In an incident akin to Canadians organizing to thwart freedom riders during the US civil rights movement, the Toronto-based JDL organized a mob that attacked protesters at last month’s American Israel Public Affairs Committee conference in Washington DC. Over the past decade the JDL has built itself up by aggressively harassing pro-Palestinian activists in Toronto, which has won them active or passive support from much of the Jewish establishment, dominant media and the city’s broader power structure. As I was slandered for discussing in a previous article, JDL Toronto is now seeking to export their extremist ideology to the USA and is building neo-fascist alliances focused on bashing Muslims in Toronto.

Until recently liberals largely treated JDL thuggery with kid gloves. For many years the former head of the Canadian Jewish Congress, Bernie Farber, gave the group political cover. The same can be said for former Canada-Israel Committee board member Warren Kinsella, who spoke at a JDL meeting in 2009. These prominent liberals supported JDL intimidation of Palestinian solidarity activists. But, they are now uncomfortable with the group’s racism against Canadian Muslims and ties to other more marginal white supremacist groups such as the English Defence League and Soldiers of Odin.

Incredibly, some people on the “left” also seem to share this opinion. Alex Hundert says it’s anti-Semitic to challenge the JDL if you’re not Jewish or Muslim. In response to my article on the JDL, he tweeted “If ur neither jewish nor muslim, and obsessed w@JDLCanada, ur definitely an anti-Semite.” He added that “a small group of Kahanist [JDL] extremists banding together can’t b excuse for Engler to target Jewish ‘Establishment.’” And to make sure no one was confused about his opinion of my article he slandered me directly, writing “I wish I had the energy to actually take on antisemites like Engler.”

Two weeks earlier some other self-described leftists became similarly defensive when an activist posted a picture in an anti-racist Facebook group of a man wearing a JDL jacket with their arm around somebody in a Soldiers of Odin jacket. A tag was added to the picture of the Toronto rally saying, “JDL and Soldiers of Odin: this has the making of a hilarious sitcom.”

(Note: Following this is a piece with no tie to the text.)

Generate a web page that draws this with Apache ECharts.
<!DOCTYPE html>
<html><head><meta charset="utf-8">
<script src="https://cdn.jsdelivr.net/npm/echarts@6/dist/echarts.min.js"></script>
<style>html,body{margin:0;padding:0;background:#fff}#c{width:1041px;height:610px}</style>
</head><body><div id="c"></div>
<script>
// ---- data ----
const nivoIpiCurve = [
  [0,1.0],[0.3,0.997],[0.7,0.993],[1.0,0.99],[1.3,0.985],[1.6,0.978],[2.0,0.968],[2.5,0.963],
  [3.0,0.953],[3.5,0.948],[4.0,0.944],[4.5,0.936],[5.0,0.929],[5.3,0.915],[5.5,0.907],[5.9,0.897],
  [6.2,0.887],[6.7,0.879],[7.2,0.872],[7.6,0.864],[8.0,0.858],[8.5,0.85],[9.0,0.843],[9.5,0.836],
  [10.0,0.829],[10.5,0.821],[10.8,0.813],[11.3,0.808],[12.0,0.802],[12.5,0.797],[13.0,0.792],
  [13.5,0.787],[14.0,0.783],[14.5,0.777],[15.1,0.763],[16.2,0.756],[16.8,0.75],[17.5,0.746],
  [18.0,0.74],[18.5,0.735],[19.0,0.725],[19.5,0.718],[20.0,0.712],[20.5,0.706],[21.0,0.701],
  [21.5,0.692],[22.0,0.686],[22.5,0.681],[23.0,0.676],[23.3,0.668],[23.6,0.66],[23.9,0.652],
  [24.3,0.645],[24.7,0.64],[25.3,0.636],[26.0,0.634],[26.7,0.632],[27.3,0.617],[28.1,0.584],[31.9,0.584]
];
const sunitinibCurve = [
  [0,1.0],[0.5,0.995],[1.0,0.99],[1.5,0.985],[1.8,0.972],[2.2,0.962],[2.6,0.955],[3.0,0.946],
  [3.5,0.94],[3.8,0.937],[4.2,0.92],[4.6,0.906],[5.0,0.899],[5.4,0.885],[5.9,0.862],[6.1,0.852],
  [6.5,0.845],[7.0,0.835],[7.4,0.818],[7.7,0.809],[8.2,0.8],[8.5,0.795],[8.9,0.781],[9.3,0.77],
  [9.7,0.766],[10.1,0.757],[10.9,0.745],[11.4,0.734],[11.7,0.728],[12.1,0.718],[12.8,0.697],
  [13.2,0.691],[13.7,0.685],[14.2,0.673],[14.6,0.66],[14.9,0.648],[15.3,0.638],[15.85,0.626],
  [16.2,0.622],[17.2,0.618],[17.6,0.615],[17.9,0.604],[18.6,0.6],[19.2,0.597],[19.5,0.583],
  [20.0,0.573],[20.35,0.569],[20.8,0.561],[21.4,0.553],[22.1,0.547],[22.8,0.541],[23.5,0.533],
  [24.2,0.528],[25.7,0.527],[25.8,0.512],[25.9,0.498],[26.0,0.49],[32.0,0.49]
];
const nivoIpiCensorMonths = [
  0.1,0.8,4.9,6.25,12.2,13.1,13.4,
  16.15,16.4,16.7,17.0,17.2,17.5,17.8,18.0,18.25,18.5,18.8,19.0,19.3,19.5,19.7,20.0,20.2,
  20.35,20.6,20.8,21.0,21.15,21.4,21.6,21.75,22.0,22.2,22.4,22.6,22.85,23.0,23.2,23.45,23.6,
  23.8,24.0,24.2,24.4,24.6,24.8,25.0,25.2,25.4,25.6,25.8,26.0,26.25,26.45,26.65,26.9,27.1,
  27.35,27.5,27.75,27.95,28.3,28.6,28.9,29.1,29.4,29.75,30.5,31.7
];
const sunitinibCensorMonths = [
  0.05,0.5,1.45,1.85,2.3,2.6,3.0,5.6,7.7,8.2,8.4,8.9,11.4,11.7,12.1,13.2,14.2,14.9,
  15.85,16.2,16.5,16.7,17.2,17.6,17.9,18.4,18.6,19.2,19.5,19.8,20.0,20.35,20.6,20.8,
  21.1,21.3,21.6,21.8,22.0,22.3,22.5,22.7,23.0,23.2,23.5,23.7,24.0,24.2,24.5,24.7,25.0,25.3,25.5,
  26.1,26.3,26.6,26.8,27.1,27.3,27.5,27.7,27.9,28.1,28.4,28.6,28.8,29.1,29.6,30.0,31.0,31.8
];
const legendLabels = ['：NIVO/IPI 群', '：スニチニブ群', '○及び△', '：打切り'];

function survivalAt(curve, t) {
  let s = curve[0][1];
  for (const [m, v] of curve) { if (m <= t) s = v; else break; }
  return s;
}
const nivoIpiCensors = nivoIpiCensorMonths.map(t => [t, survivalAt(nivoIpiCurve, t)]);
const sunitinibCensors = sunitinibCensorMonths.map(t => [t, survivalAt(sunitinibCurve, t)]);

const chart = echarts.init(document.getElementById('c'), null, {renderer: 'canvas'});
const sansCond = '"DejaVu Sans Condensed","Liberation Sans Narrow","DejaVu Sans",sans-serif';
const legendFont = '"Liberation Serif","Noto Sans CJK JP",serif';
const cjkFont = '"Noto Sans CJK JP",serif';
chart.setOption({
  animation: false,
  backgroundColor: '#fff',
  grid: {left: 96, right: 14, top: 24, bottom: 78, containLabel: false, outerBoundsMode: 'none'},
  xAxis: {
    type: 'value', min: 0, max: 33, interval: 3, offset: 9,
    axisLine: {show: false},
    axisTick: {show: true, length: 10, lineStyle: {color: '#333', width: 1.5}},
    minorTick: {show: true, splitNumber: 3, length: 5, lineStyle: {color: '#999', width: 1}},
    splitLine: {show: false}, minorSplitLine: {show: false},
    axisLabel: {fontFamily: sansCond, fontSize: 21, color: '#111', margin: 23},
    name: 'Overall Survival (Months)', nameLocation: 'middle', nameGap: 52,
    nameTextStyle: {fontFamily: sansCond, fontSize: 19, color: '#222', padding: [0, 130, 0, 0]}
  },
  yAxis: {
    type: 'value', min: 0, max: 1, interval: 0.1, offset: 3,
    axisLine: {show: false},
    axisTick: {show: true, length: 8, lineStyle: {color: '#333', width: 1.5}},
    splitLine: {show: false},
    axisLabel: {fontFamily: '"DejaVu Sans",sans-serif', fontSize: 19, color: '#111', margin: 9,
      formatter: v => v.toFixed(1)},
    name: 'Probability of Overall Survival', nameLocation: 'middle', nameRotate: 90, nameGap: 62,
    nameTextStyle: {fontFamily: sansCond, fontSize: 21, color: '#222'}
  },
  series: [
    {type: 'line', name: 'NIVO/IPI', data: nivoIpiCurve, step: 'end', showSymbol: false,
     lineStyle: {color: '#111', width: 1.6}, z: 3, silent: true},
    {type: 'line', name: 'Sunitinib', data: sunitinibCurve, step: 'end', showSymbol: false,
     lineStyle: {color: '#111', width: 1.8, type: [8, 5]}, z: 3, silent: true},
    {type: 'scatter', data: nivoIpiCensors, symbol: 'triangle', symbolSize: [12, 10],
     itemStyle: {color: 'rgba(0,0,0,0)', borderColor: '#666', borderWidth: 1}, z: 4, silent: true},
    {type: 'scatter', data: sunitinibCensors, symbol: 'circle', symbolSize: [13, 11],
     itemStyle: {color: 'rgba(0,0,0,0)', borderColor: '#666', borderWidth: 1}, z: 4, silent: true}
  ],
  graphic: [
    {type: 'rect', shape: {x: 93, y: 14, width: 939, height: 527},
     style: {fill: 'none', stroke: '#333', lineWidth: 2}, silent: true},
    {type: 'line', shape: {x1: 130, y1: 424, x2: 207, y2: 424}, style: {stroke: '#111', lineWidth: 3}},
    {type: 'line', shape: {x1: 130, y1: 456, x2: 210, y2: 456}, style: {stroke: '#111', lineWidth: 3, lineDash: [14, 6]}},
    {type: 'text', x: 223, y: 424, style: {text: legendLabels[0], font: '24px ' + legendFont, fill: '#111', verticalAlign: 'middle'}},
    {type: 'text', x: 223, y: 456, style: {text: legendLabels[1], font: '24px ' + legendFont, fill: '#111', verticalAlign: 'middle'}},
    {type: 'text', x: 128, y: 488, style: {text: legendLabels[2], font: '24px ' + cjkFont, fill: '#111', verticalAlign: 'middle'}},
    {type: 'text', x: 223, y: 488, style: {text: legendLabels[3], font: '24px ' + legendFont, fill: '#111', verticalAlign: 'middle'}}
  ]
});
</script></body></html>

A number of individuals in the forum criticized making light of the growing alliance between the JDL and Soldiers of Odin as a threat to Jews, not to the Muslims or People of Colour mostly targeted by those groups. One person wrote, “I feel really uncomfortable about this being made into a joke. … as a Jew this is less hilarious to me and more shameful – and scary, because it gives leftists ammunition against Jews and puts us in further danger.” Another individual on the private leftist anti-racism forum wrote, “this is exactly what i was afraid of – now in order to be considered one of the ‘good jews’ i have to repudiate the JDL loudly and vocally and make sure no one thinks i’m a zionist, or else no one on the left will protect me.”

While sympathetic to individuals working out their conflicted loyalties and testing their political positions, it is important to note no one was asked to “repudiate” anything in the Facebook group. And it should go without saying that anti-racist leftists would have no qualms denouncing an organization the FBI labeled “a right-wing terrorist group” in 2001.

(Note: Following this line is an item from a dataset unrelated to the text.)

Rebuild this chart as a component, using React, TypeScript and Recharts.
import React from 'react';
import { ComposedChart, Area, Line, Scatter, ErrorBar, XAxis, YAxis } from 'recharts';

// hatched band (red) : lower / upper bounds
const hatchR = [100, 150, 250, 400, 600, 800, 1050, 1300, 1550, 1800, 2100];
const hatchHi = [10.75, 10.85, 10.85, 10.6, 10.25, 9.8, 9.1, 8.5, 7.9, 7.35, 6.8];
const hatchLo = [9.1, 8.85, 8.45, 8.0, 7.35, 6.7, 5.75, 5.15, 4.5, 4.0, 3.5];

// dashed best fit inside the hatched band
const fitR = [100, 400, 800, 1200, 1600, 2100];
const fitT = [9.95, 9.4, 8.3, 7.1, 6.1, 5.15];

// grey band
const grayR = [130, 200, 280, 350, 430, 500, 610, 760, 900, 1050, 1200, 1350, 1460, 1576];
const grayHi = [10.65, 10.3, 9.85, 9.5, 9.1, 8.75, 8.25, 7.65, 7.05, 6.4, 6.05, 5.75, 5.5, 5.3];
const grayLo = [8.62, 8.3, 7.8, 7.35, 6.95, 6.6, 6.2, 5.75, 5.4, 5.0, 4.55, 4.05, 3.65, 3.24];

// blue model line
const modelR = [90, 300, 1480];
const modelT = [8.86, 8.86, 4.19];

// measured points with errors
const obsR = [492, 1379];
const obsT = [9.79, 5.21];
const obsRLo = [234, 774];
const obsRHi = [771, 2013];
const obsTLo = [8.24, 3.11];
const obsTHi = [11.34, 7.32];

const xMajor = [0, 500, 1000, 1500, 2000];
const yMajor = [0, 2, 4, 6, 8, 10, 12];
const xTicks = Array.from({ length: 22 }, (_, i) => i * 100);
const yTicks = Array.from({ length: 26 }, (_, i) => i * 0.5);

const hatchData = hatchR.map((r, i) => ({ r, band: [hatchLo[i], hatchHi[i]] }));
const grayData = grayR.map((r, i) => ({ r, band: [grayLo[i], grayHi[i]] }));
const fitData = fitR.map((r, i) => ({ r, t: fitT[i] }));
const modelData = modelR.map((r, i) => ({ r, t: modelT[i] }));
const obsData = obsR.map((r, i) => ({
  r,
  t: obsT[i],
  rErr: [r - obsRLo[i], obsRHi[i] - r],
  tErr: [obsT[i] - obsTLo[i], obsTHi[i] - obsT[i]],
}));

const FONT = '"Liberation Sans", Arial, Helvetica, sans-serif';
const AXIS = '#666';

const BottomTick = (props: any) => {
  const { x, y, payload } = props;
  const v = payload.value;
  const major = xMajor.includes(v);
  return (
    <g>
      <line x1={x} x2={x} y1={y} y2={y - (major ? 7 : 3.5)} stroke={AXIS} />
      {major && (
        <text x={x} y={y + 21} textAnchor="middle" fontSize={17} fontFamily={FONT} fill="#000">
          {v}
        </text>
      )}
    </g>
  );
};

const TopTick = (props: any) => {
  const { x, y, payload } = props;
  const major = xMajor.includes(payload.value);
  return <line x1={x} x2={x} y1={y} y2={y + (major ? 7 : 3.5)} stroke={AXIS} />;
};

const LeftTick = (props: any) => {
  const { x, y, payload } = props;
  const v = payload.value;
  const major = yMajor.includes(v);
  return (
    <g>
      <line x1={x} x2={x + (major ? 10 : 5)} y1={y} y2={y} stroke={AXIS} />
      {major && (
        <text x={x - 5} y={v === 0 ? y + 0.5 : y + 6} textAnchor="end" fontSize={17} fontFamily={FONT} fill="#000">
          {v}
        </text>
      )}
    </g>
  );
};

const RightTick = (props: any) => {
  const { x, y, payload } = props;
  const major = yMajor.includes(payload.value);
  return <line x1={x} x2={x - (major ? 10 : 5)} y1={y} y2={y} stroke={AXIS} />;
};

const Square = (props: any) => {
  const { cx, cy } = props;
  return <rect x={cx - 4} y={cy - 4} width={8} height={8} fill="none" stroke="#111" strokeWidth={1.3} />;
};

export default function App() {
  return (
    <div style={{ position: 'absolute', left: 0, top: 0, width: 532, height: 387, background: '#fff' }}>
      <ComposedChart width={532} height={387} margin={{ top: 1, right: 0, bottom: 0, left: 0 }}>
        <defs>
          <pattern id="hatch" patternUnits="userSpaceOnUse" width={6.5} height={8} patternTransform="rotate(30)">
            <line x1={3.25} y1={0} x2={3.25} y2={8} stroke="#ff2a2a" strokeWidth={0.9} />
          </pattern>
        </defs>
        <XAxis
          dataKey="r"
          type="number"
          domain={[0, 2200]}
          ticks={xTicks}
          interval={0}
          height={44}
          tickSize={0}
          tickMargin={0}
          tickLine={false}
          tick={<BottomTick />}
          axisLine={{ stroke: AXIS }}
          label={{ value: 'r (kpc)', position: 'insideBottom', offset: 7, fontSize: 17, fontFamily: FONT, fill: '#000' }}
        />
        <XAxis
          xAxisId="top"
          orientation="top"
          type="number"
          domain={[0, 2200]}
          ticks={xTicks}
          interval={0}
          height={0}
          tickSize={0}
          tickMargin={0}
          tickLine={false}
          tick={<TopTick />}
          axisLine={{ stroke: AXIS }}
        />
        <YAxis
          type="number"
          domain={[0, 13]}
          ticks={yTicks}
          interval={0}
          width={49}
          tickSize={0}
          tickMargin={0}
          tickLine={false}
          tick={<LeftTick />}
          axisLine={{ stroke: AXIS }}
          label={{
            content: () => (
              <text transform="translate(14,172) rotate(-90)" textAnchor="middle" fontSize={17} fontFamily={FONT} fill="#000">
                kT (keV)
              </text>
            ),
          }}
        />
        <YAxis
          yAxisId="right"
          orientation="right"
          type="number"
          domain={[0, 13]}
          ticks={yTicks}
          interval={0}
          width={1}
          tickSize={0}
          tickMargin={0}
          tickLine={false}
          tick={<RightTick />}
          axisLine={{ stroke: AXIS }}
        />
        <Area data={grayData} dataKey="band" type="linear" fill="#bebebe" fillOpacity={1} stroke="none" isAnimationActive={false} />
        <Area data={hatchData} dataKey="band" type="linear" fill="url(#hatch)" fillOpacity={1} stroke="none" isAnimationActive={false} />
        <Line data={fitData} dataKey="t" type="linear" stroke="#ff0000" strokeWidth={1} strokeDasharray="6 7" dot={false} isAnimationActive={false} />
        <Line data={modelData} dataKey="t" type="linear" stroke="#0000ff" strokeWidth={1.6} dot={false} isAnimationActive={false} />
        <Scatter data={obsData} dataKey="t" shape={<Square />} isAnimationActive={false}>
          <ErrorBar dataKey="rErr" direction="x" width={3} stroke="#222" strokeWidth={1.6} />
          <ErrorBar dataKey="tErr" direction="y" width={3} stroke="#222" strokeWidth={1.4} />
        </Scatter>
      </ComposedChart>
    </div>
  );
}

Sensitivity towards criticism of the JDL undermines both Palestinian solidarity activism and work to counter the group’s role in rekindling fascism in the city.

But perhaps people are confused by their limited knowledge of history. Weren’t Jews the victims of fascism? It’s counter-intuitive that Jews – though some leading members of the JDL may not be Jewish – would play an important role in reviving white supremacist/fascist politics in Toronto.

But, historically, some Jews did support and even help build the original fascism. In A History of Fascism, 1914–1945 Stanley Payne writes:

The Fascist movement was itself disproportionately Jewish — that is, Jews made up a greater proportion of the party at all stages of its history than of the Italian population as a whole. Five of the 191 sansepolcristi who had founded the movement in 1919 had been Jewish, 230 Jewish Fascists had participated in the March on Rome, and by 1938 the party had 10,215 adult Jewish members.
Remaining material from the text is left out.